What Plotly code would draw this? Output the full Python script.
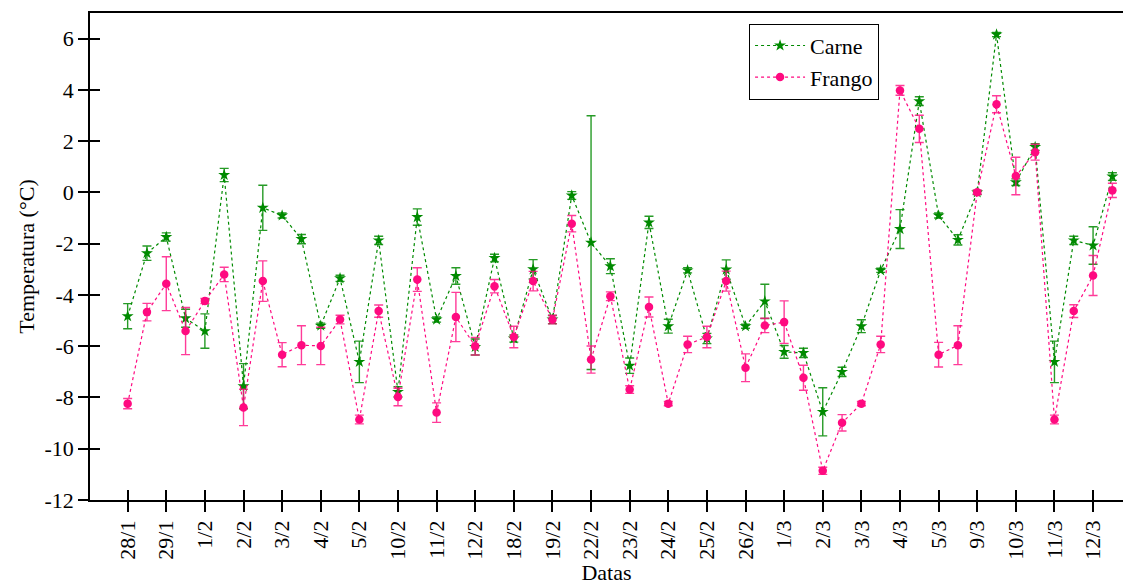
import plotly.graph_objects as go

dates = ["28/1", "29/1", "1/2", "2/2", "3/2", "4/2", "5/2", "10/2", "11/2", "12/2",
         "18/2", "19/2", "22/2", "23/2", "24/2", "25/2", "26/2", "1/3", "2/3", "3/3",
         "4/3", "5/3", "9/3", "10/3", "11/3", "12/3"]

carne = [-4.83, -2.37, -1.74, -4.91, -5.41, 0.68, -7.56, -0.60, -0.90, -1.82,
         -5.20, -3.35, -6.61, -1.87, -7.78, -0.96, -4.96, -3.26, -6.03, -2.56,
         -5.70, -3.00, -4.96, -0.12, -1.96, -2.88, -6.76, -1.17, -5.22, -3.04,
         -5.70, -3.01, -5.22, -4.25, -6.22, -6.26, -8.56, -7.00, -5.22, -3.04,
         -1.43, 3.56, -0.90, -1.85, 0.00, 6.16, 0.40, 1.77, -6.61, -1.87,
         -2.07, 0.62]
carne_err = [0.49, 0.28, 0.16, 0.35, 0.67, 0.26, 0.88, 0.88, 0.10, 0.18,
             0.10, 0.12, 0.81, 0.16, 0.20, 0.32, 0.10, 0.32, 0.31, 0.15,
             0.14, 0.38, 0.16, 0.15, 4.95, 0.29, 0.30, 0.24, 0.27, 0.10,
             0.20, 0.38, 0.08, 0.67, 0.25, 0.18, 0.94, 0.18, 0.25, 0.08,
             0.76, 0.17, 0.10, 0.20, 0.08, 0.08, 0.13, 0.13, 0.81, 0.16,
             0.73, 0.15]

frango = [-8.24, -4.67, -3.56, -5.41, -4.24, -3.20, -8.39, -3.46, -6.33, -5.96,
          -5.99, -4.96, -8.86, -4.63, -7.98, -3.40, -8.59, -4.86, -6.00, -3.66,
          -5.64, -3.46, -4.96, -1.22, -6.52, -4.05, -7.69, -4.47, -8.24, -5.93,
          -5.64, -3.46, -6.84, -5.19, -5.06, -7.23, -10.86, -8.99, -8.24, -5.93,
          3.98, 2.48, -6.33, -5.96, 0.01, 3.44, 0.64, 1.57, -8.86, -4.63,
          -3.24, 0.08]
frango_err = [0.20, 0.34, 1.05, 0.92, 0.10, 0.28, 0.71, 0.79, 0.47, 0.76,
              0.73, 0.17, 0.17, 0.24, 0.34, 0.46, 0.38, 0.96, 0.34, 0.26,
              0.42, 0.38, 0.17, 0.32, 0.53, 0.17, 0.15, 0.39, 0.08, 0.32,
              0.42, 0.39, 0.54, 0.28, 0.83, 0.49, 0.14, 0.32, 0.08, 0.32,
              0.19, 0.53, 0.48, 0.76, 0.08, 0.33, 0.73, 0.31, 0.17, 0.25,
              0.78, 0.28]

y_ticks = [-12, -10, -8, -6, -4, -2, 0, 2, 4, 6]
y_ticktext = ["-12", "-10", "-8", "-6", "-4", "-2", "0", "2", "4", "6"]

GREEN = "#008a00"
PINK = "#ff0a80"
FONT = "Liberation Serif, Times New Roman, serif"

x = list(range(len(carne)))
tickvals = [2 * i for i in range(len(dates))]

fig = go.Figure()
fig.add_trace(go.Scatter(
    x=x, y=carne, name="Carne", mode="lines+markers",
    line=dict(color=GREEN, width=1.2, dash="dot"),
    marker=dict(symbol="star", size=9, color=GREEN),
    error_y=dict(type="data", array=carne_err, visible=True,
                 color="rgba(0,138,0,0.85)", thickness=1.4, width=4.5),
))
fig.add_trace(go.Scatter(
    x=x, y=frango, name="Frango", mode="lines+markers",
    line=dict(color=PINK, width=1.2, dash="dot"),
    marker=dict(symbol="circle", size=8.5, color=PINK),
    error_y=dict(type="data", array=frango_err, visible=True,
                 color="rgba(255,10,128,0.8)", thickness=1.4, width=4.5),
))
# invisible helper trace for the inner half of the crossing ticks
fig.add_trace(go.Scatter(x=[0], y=[0], xaxis="x2", yaxis="y2", mode="markers",
                         marker=dict(opacity=0), showlegend=False, hoverinfo="skip"))

xr = [-1.95, 51.55]
yr = [-12, 7]

fig.update_layout(
    width=1123, height=587,
    margin=dict(l=90, r=0, t=13, b=87),
    paper_bgcolor="white", plot_bgcolor="white",
    font=dict(family=FONT, size=22, color="black"),
    showlegend=True,
    legend=dict(x=0.638, y=0.978, xanchor="left", yanchor="top",
                bordercolor="black", borderwidth=1, bgcolor="white",
                font=dict(family=FONT, size=22), tracegroupgap=0,
                itemwidth=50),
    xaxis=dict(range=xr, tickmode="array", tickvals=tickvals, ticktext=dates,
               tickangle=-90, ticks="outside", ticklen=10, tickwidth=1.5,
               tickcolor="black", showline=True, linecolor="black", linewidth=1.5,
               mirror=True, showgrid=False, zeroline=False,
               tickfont=dict(family=FONT, size=22),
               title=dict(text="Datas", font=dict(family=FONT, size=22), standoff=5)),
    yaxis=dict(range=yr, tickmode="array", tickvals=y_ticks, ticktext=y_ticktext,
               ticks="outside", ticklen=10, tickwidth=1.5, tickcolor="black",
               showline=True, linecolor="black", linewidth=1.5,
               showgrid=False, zeroline=False,
               tickfont=dict(family=FONT, size=22),
               title=dict(text="Temperatura (°C)", font=dict(family=FONT, size=22),
                          standoff=4)),
    xaxis2=dict(range=xr, overlaying="x", anchor="y", side="bottom",
                tickmode="array", tickvals=tickvals, ticks="inside", ticklen=10,
                tickwidth=1.5, tickcolor="black", showticklabels=False,
                showline=False, showgrid=False, zeroline=False),
    yaxis2=dict(range=yr, overlaying="y", anchor="x", side="left",
                tickmode="array", tickvals=y_ticks, ticks="inside", ticklen=10,
                tickwidth=1.5, tickcolor="black", showticklabels=False,
                showline=False, showgrid=False, zeroline=False),
)

fig.write_html("out.html")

TASK TO CARRY OUT — Reproduce the data word for word, excluding its pictures.

RESPONSE TO THIS EXERCISE —
What Plotly code would draw this? Output the full Python script.
import plotly.graph_objects as go

dates = ["28/1", "29/1", "1/2", "2/2", "3/2", "4/2", "5/2", "10/2", "11/2", "12/2",
         "18/2", "19/2", "22/2", "23/2", "24/2", "25/2", "26/2", "1/3", "2/3", "3/3",
         "4/3", "5/3", "9/3", "10/3", "11/3", "12/3"]

carne = [-4.83, -2.37, -1.74, -4.91, -5.41, 0.68, -7.56, -0.60, -0.90, -1.82,
         -5.20, -3.35, -6.61, -1.87, -7.78, -0.96, -4.96, -3.26, -6.03, -2.56,
         -5.70, -3.00, -4.96, -0.12, -1.96, -2.88, -6.76, -1.17, -5.22, -3.04,
         -5.70, -3.01, -5.22, -4.25, -6.22, -6.26, -8.56, -7.00, -5.22, -3.04,
         -1.43, 3.56, -0.90, -1.85, 0.00, 6.16, 0.40, 1.77, -6.61, -1.87,
         -2.07, 0.62]
carne_err = [0.49, 0.28, 0.16, 0.35, 0.67, 0.26, 0.88, 0.88, 0.10, 0.18,
             0.10, 0.12, 0.81, 0.16, 0.20, 0.32, 0.10, 0.32, 0.31, 0.15,
             0.14, 0.38, 0.16, 0.15, 4.95, 0.29, 0.30, 0.24, 0.27, 0.10,
             0.20, 0.38, 0.08, 0.67, 0.25, 0.18, 0.94, 0.18, 0.25, 0.08,
             0.76, 0.17, 0.10, 0.20, 0.08, 0.08, 0.13, 0.13, 0.81, 0.16,
             0.73, 0.15]

frango = [-8.24, -4.67, -3.56, -5.41, -4.24, -3.20, -8.39, -3.46, -6.33, -5.96,
          -5.99, -4.96, -8.86, -4.63, -7.98, -3.40, -8.59, -4.86, -6.00, -3.66,
          -5.64, -3.46, -4.96, -1.22, -6.52, -4.05, -7.69, -4.47, -8.24, -5.93,
          -5.64, -3.46, -6.84, -5.19, -5.06, -7.23, -10.86, -8.99, -8.24, -5.93,
          3.98, 2.48, -6.33, -5.96, 0.01, 3.44, 0.64, 1.57, -8.86, -4.63,
          -3.24, 0.08]
frango_err = [0.20, 0.34, 1.05, 0.92, 0.10, 0.28, 0.71, 0.79, 0.47, 0.76,
              0.73, 0.17, 0.17, 0.24, 0.34, 0.46, 0.38, 0.96, 0.34, 0.26,
              0.42, 0.38, 0.17, 0.32, 0.53, 0.17, 0.15, 0.39, 0.08, 0.32,
              0.42, 0.39, 0.54, 0.28, 0.83, 0.49, 0.14, 0.32, 0.08, 0.32,
              0.19, 0.53, 0.48, 0.76, 0.08, 0.33, 0.73, 0.31, 0.17, 0.25,
              0.78, 0.28]

y_ticks = [-12, -10, -8, -6, -4, -2, 0, 2, 4, 6]
y_ticktext = ["-12", "-10", "-8", "-6", "-4", "-2", "0", "2", "4", "6"]

GREEN = "#008a00"
PINK = "#ff0a80"
FONT = "Liberation Serif, Times New Roman, serif"

x = list(range(len(carne)))
tickvals = [2 * i for i in range(len(dates))]

fig = go.Figure()
fig.add_trace(go.Scatter(
    x=x, y=carne, name="Carne", mode="lines+markers",
    line=dict(color=GREEN, width=1.2, dash="dot"),
    marker=dict(symbol="star", size=9, color=GREEN),
    error_y=dict(type="data", array=carne_err, visible=True,
                 color="rgba(0,138,0,0.85)", thickness=1.4, width=4.5),
))
fig.add_trace(go.Scatter(
    x=x, y=frango, name="Frango", mode="lines+markers",
    line=dict(color=PINK, width=1.2, dash="dot"),
    marker=dict(symbol="circle", size=8.5, color=PINK),
    error_y=dict(type="data", array=frango_err, visible=True,
                 color="rgba(255,10,128,0.8)", thickness=1.4, width=4.5),
))
# invisible helper trace for the inner half of the crossing ticks
fig.add_trace(go.Scatter(x=[0], y=[0], xaxis="x2", yaxis="y2", mode="markers",
                         marker=dict(opacity=0), showlegend=False, hoverinfo="skip"))

xr = [-1.95, 51.55]
yr = [-12, 7]

fig.update_layout(
    width=1123, height=587,
    margin=dict(l=90, r=0, t=13, b=87),
    paper_bgcolor="white", plot_bgcolor="white",
    font=dict(family=FONT, size=22, color="black"),
    showlegend=True,
    legend=dict(x=0.638, y=0.978, xanchor="left", yanchor="top",
                bordercolor="black", borderwidth=1, bgcolor="white",
                font=dict(family=FONT, size=22), tracegroupgap=0,
                itemwidth=50),
    xaxis=dict(range=xr, tickmode="array", tickvals=tickvals, ticktext=dates,
               tickangle=-90, ticks="outside", ticklen=10, tickwidth=1.5,
               tickcolor="black", showline=True, linecolor="black", linewidth=1.5,
               mirror=True, showgrid=False, zeroline=False,
               tickfont=dict(family=FONT, size=22),
               title=dict(text="Datas", font=dict(family=FONT, size=22), standoff=5)),
    yaxis=dict(range=yr, tickmode="array", tickvals=y_ticks, ticktext=y_ticktext,
               ticks="outside", ticklen=10, tickwidth=1.5, tickcolor="black",
               showline=True, linecolor="black", linewidth=1.5,
               showgrid=False, zeroline=False,
               tickfont=dict(family=FONT, size=22),
               title=dict(text="Temperatura (°C)", font=dict(family=FONT, size=22),
                          standoff=4)),
    xaxis2=dict(range=xr, overlaying="x", anchor="y", side="bottom",
                tickmode="array", tickvals=tickvals, ticks="inside", ticklen=10,
                tickwidth=1.5, tickcolor="black", showticklabels=False,
                showline=False, showgrid=False, zeroline=False),
    yaxis2=dict(range=yr, overlaying="y", anchor="x", side="left",
                tickmode="array", tickvals=y_ticks, ticks="inside", ticklen=10,
                tickwidth=1.5, tickcolor="black", showticklabels=False,
                showline=False, showgrid=False, zeroline=False),
)

fig.write_html("out.html")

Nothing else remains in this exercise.